What, who, when, how, why? Then, so?
In the earlier Disney films, the princesses look like real, human woman. Over the years, the heads get bigger compared to their bodies, while the eyes get bigger compared to their heads.

By the time we get to Elsa, this twenty two years old Frozen princess has the body ratios of an eight years old, as with Moana who is sixteen yet has the ratios of a four years old.

This is happening all over the animation industry, as they get older, they age in reverse.
Getting a literal headstart throughout development, a newborn's eyes are already 75% of their adult diameter while our brains hit 55% of their adult volume by three months of age.

Biologist Konrad Lorenz speculated that these babyish features trigger an instinct in adult mammals to give love and attention.

Just like in babies and kittens, cuteness is nature's secret weapon to persuade adults into caring for babies.

Disney is just using the same biological trick to encourage audiences to root for their characters, with cartoon protagonists tend to have juvenile characteristics, and the villains ... not so much.

Dogs like Cavalier King Charles Spaniel has been selectively bred to be cute, retaining the juvenile features into adulthood, in what biologists neoteny.

We see neoteny in many domesticated animals, from Spaniels to pig with floppy ears, shorter snout and bigger eyes.

The most important trait in becoming a domesticated animal is ... tameness.

Whether it's a companion, a worker or a food source, you can't have a productive relationship with fearful and aggressive animals.

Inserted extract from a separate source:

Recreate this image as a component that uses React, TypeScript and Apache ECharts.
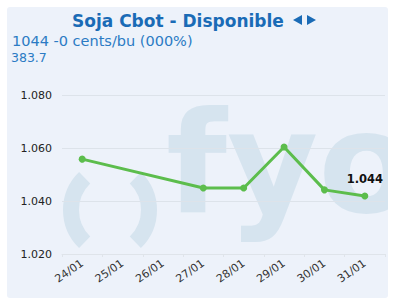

That fight and flight response is something most animals only acquire as they get older - the baby animals are pretty chill with humans.

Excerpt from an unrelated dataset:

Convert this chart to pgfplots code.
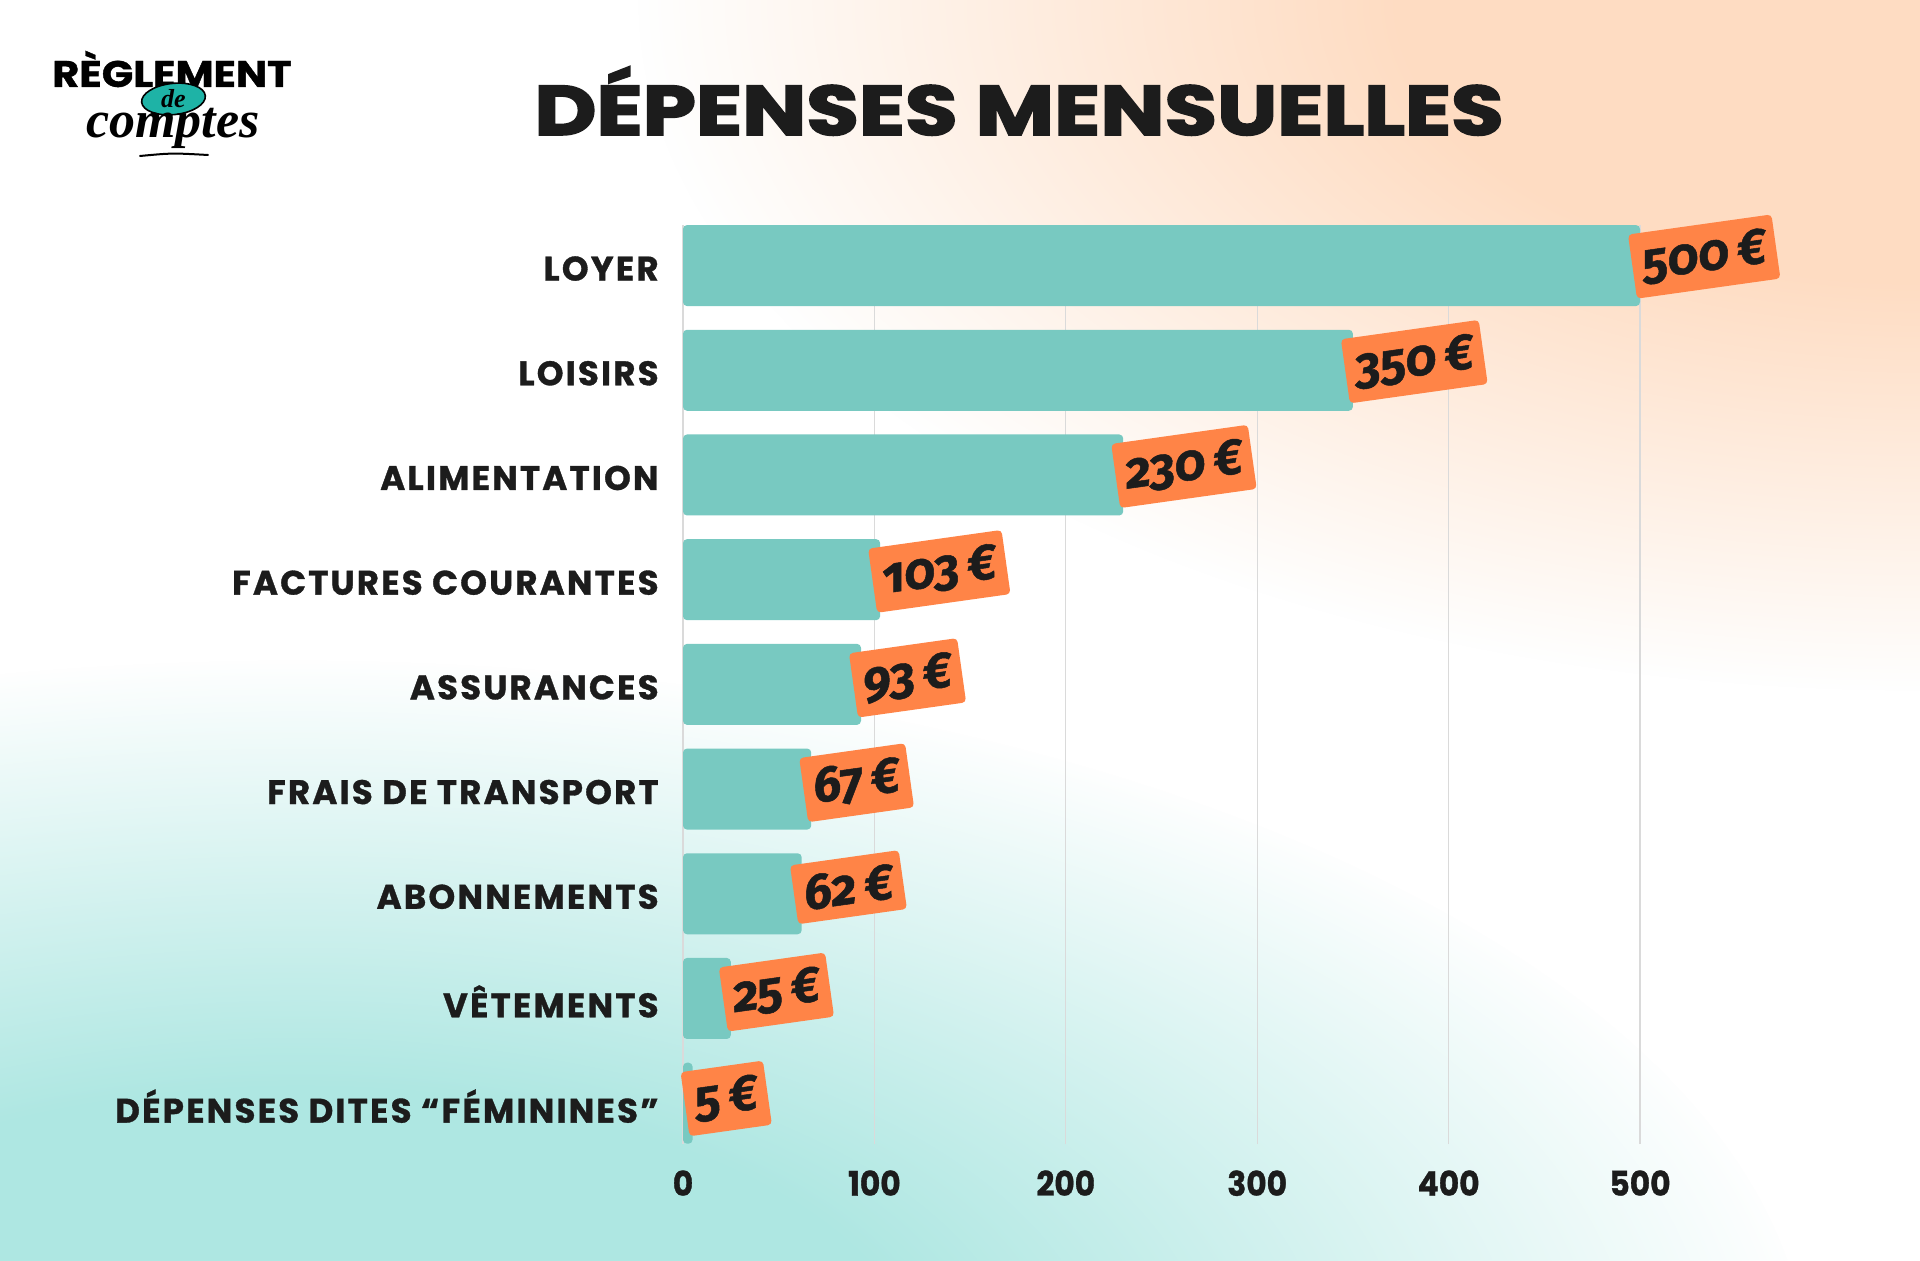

So an animal that somehow never 'grows up' in that sense might make the best candidate for domestication.

Beginning in the 1950s, Soviet scientist Dimitry Belyaev began a breeding experiment to study this idea by using wild silver foxes. The foxes were tested for their reaction to human contact, and only the foxes that were friendly toward experimenters were allowed to breed.

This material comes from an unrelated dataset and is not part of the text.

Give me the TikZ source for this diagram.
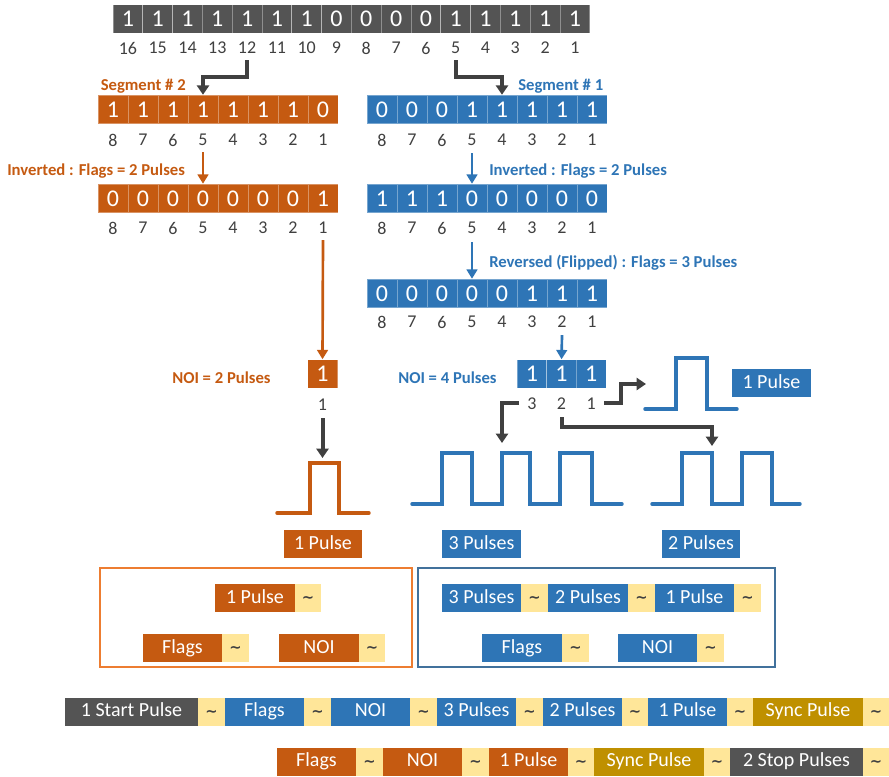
\documentclass[tikz,border=0pt]{standalone}
\usepackage{fontspec}
\setmainfont{Carlito}
\newfontfamily\tildefont{DejaVu Sans}
\usetikzlibrary{arrows.meta}
\definecolor{cOr}{HTML}{C55A11}
\definecolor{cBl}{HTML}{2E75B6}
\definecolor{cGr}{HTML}{545454}
\definecolor{cGo}{HTML}{BF9000}
\definecolor{cTi}{HTML}{FFE699}
\definecolor{cDk}{HTML}{404040}
\definecolor{cOf}{HTML}{ED7D31}
\definecolor{cBf}{HTML}{41719C}
\newcommand\LB[6]{\node[lbox,fill=#5,minimum width=#4*0.75pt] (#1) at (#2,#3) {#6};}
\newcommand\TL[4]{\node[tbox,minimum width=#4*0.75pt] (#1) at (#2,#3) {\textasciitilde};}
\begin{document}
\begin{tikzpicture}[x=0.75pt,y=-0.75pt,
  bitcell/.style={draw=white,draw opacity=0.35,line width=0.6pt,inner sep=0pt,
    minimum height=21.5pt,text=white,font=\fontsize{18}{20}\selectfont},
  num/.style={inner sep=0pt,text=cDk,font=\fontsize{13.5}{15}\selectfont},
  lbl/.style={inner sep=0pt,font=\bfseries\fontsize{12.5}{14}\selectfont},
  lbox/.style={inner sep=0pt,minimum height=21pt,text height=9.7pt,text depth=2pt,
    text=white,font=\fontsize{15}{17}\selectfont},
  tbox/.style={inner sep=0pt,minimum height=21pt,fill=cTi,text=cDk,text height=7.2pt,text depth=0pt,
    font=\tildefont\bfseries\fontsize{11}{13}\selectfont},
  darr/.style={draw=cDk,line width=3pt,-{Triangle[width=9pt,length=7pt]}},
  oarr/.style={draw=cOr,line width=2pt,-{Triangle[width=8pt,length=7pt]}},
  barr/.style={draw=cBl,line width=2pt,-{Triangle[width=8pt,length=7pt]}},
  pulse/.style={line width=2.6pt,line cap=round,line join=miter},
  frame/.style={line width=1.6pt}]
\path[use as bounding box] (0,0) rectangle (889,777);

% top row
\foreach \v [count=\i] in {1,1,1,1,1,1,1,0,0,0,0,1,1,1,1,1}{
  \pgfmathsetmacro\cx{113+29.8*(\i-0.5)}
  \pgfmathtruncatemacro\lab{17-\i}
  \node[bitcell,fill=cGr,minimum width=22.35pt] (top\lab) at (\cx,19) {\v};
  \node[num] (ntop\lab) at (\cx,48) {\lab};
}
% orange rows
\foreach \v [count=\i] in {1,1,1,1,1,1,1,0}{
  \pgfmathsetmacro\cx{98+30*(\i-0.5)}
  \pgfmathtruncatemacro\lab{9-\i}
  \node[bitcell,fill=cOr,minimum width=22.5pt] (oa\lab) at (\cx,109.5) {\v};
  \node[num] (noa\lab) at (\cx,140) {\lab};
}
\foreach \v [count=\i] in {0,0,0,0,0,0,0,1}{
  \pgfmathsetmacro\cx{98+30*(\i-0.5)}
  \pgfmathtruncatemacro\lab{9-\i}
  \node[bitcell,fill=cOr,minimum width=22.5pt] (ob\lab) at (\cx,198.5) {\v};
  \node[num] (nob\lab) at (\cx,228) {\lab};
}
% blue rows
\foreach \v [count=\i] in {0,0,0,1,1,1,1,1}{
  \pgfmathsetmacro\cx{367+30*(\i-0.5)}
  \pgfmathtruncatemacro\lab{9-\i}
  \node[bitcell,fill=cBl,minimum width=22.5pt] (ba\lab) at (\cx,109.5) {\v};
  \node[num] (nba\lab) at (\cx,140) {\lab};
}
\foreach \v [count=\i] in {1,1,1,0,0,0,0,0}{
  \pgfmathsetmacro\cx{367+30*(\i-0.5)}
  \pgfmathtruncatemacro\lab{9-\i}
  \node[bitcell,fill=cBl,minimum width=22.5pt] (bb\lab) at (\cx,198.5) {\v};
  \node[num] (nbb\lab) at (\cx,228) {\lab};
}
\foreach \v [count=\i] in {0,0,0,0,0,1,1,1}{
  \pgfmathsetmacro\cx{367+30*(\i-0.5)}
  \pgfmathtruncatemacro\lab{9-\i}
  \node[bitcell,fill=cBl,minimum width=22.5pt] (bc\lab) at (\cx,293.5) {\v};
  \node[num] (nbc\lab) at (\cx,322) {\lab};
}
\foreach \v [count=\i] in {1,1,1}{
  \pgfmathsetmacro\cx{517+29.7*(\i-0.5)}
  \pgfmathtruncatemacro\lab{4-\i}
  \node[bitcell,fill=cBl,minimum width=22.3pt] (bs\lab) at (\cx,374) {\v};
  \node[num] (nbs\lab) at (\cx,404) {\lab};
}
\node[bitcell,fill=cOr,minimum width=22.5pt] (os1) at (322.5,374) {1};
\node[num] (nos1) at (322.5,405) {1};

% labels
\node[lbl,text=cOr,anchor=east] (seg2) at (186,86) {Segment \# 2};
\node[lbl,text=cBl,anchor=west] (seg1) at (518,86) {Segment \# 1};
\node[lbl,text=cOr,anchor=west] (inv2) at (7,171) {Inverted : Flags = 2 Pulses};
\node[lbl,text=cBl,anchor=west] (inv1) at (489,171) {Inverted : Flags = 2 Pulses};
\node[lbl,text=cBl,anchor=west] (rev1) at (489,263) {Reversed (Flipped) : Flags = 3 Pulses};
\node[lbl,text=cBl,anchor=west] (noi1) at (398,378) {NOI = 4 Pulses};
\node[lbl,text=cOr,anchor=west] (noi2) at (172,378) {NOI = 2 Pulses};

% arrows
\draw[darr] (ntop12.south) ++(0,6) -- ++(0,17) -| (oa5.north);
\draw[darr] (ntop5.south) ++(0,6) -- ++(0,17) -| (ba4.north);
\draw[oarr] (noa5.south) ++(0,6) -- (ob5.north);
\draw[barr] (nba5.south) ++(0,7) -- (bb5.north);
\draw[barr] (nbb5.south) ++(0,8) -- (bc5.north);
\draw[barr] (nbc2.south) ++(0,7) -- (bs2.north);
\draw[oarr] (nob1.south) ++(0,6) -- (os1.north);
\coordinate (a8end) at (322.5,458);
\coordinate (a9end) at (646,384);
\coordinate (a10end) at (502,443);
\coordinate (a11end) at (712,446);
\draw[darr] (nos1.south) ++(0,7) -- (a8end);
\draw[darr] (nbs1.east) ++(8,-1) -- ++(17,0) |- (a9end);
\draw[darr] (nbs3.west) ++(-8,-1) -- ++(-16,0) -| (a10end);
\draw[darr] (nbs2.south) ++(0,7) -- ++(0,10) -| (a11end);

% pulses
\draw[pulse,cBl] (645,409) -- (676,409) -- (676,358) -- (707,358) -- (707,409) -- (737,409);
\draw[pulse,cBl] (412,504) -- (442,504) -- (442,453) -- (472,453) -- (472,504) -- (502,504)
  -- (502,453) -- (530,453) -- (530,504) -- (560,504) -- (560,453) -- (592,453) -- (592,504) -- (622,504);
\draw[pulse,cBl] (652,504) -- (682,504) -- (682,453) -- (712,453) -- (712,504) -- (742,504)
  -- (742,453) -- (772,453) -- (772,504) -- (800,504);
\draw[pulse,cOr] (277,513) -- (310,513) -- (310,463) -- (339,463) -- (339,513) -- (369,513);

% pulse labels
\LB{pl1}{771.5}{383}{79}{cBl}{1 Pulse}
\LB{pl3}{481.5}{544}{79}{cBl}{3 Pulses}
\LB{pl2}{701}{544}{78}{cBl}{2 Pulses}
\LB{plo}{323}{544}{78}{cOr}{1 Pulse}

% frames
\draw[frame,cOf] (100,568) rectangle (412,667);
\draw[frame,cBf] (418,568) rectangle (775,667);

\LB{fo1}{255}{598}{80}{cOr}{1 Pulse}
\TL{fo1t}{308}{598}{26}
\LB{fo2}{182.5}{648}{79}{cOr}{Flags}
\TL{fo2t}{235.5}{648}{27}
\LB{fo3}{319}{648}{80}{cOr}{NOI}
\TL{fo3t}{372}{648}{26}

\LB{fb1}{481.5}{598}{79}{cBl}{3 Pulses}
\TL{fb1t}{534.5}{598}{27}
\LB{fb2}{588}{598}{80}{cBl}{2 Pulses}
\TL{fb2t}{641.5}{598}{27}
\LB{fb3}{694.5}{598}{79}{cBl}{1 Pulse}
\TL{fb3t}{747.5}{598}{27}
\LB{fb4}{522}{648}{80}{cBl}{Flags}
\TL{fb4t}{575.5}{648}{27}
\LB{fb5}{657.5}{648}{79}{cBl}{NOI}
\TL{fb5t}{710.5}{648}{27}

% bottom row 1
\LB{r1a}{131.5}{711.5}{133}{cGr}{1 Start Pulse}
\TL{r1at}{211.5}{711.5}{27}
\LB{r1b}{264.5}{711.5}{79}{cBl}{Flags}
\TL{r1bt}{317.5}{711.5}{27}
\LB{r1c}{370.5}{711.5}{79}{cBl}{NOI}
\TL{r1ct}{423.5}{711.5}{27}
\LB{r1d}{476.5}{711.5}{79}{cBl}{3 Pulses}
\TL{r1dt}{529.5}{711.5}{27}
\LB{r1e}{582.5}{711.5}{79}{cBl}{2 Pulses}
\TL{r1et}{635}{711.5}{26}
\LB{r1f}{687.5}{711.5}{79}{cBl}{1 Pulse}
\TL{r1ft}{740}{711.5}{26}
\LB{r1g}{808}{711.5}{110}{cGo}{Sync Pulse}
\TL{r1gt}{876}{711.5}{26}

% bottom row 2
\LB{r2a}{316.5}{761.5}{79}{cOr}{Flags}
\TL{r2at}{369.5}{761.5}{27}
\LB{r2b}{422.5}{761.5}{79}{cOr}{NOI}
\TL{r2bt}{475.5}{761.5}{27}
\LB{r2c}{528.5}{761.5}{79}{cOr}{1 Pulse}
\TL{r2ct}{581}{761.5}{26}
\LB{r2d}{649}{761.5}{110}{cGo}{Sync Pulse}
\TL{r2dt}{717}{761.5}{26}
\LB{r2e}{796.5}{761.5}{133}{cGr}{2 Stop Pulses}
\TL{r2et}{876}{761.5}{26}
\end{tikzpicture}
\end{document}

After just twenty generations, his foxes had not only changed in behavior, but also in appearance. Floppy ears, smaller jaws and shorter tails that now wagged whenever humans were around. Balyaev noted changes in hormones and brain chemistry that he suspected were capable of reshaping the foxes' external features.

If you select for one childish trait, a bunch of others tend to come along with it.

Us humans also have neoteny traits as well considering our skull shape changes much less compared to how much a chimp's skull morphs as it matures for example, as well as having less body hair helped in running farther and our faces becomes more visible to each other as social interaction becomes more important. Suppressing that fight or flight response meant we could cooperate and organize in larger numbers.

Most importantly, our brains need a lot of room and time to develop, which is why we rely on our parents for much longer than other mammals. The more complex our society gets, the more time humans need to become independent.

Childhood is a time for experimentation and learning and by extending it into our adulthood, we can learn and change as long as we live.

"We may grow old, but we never grow up."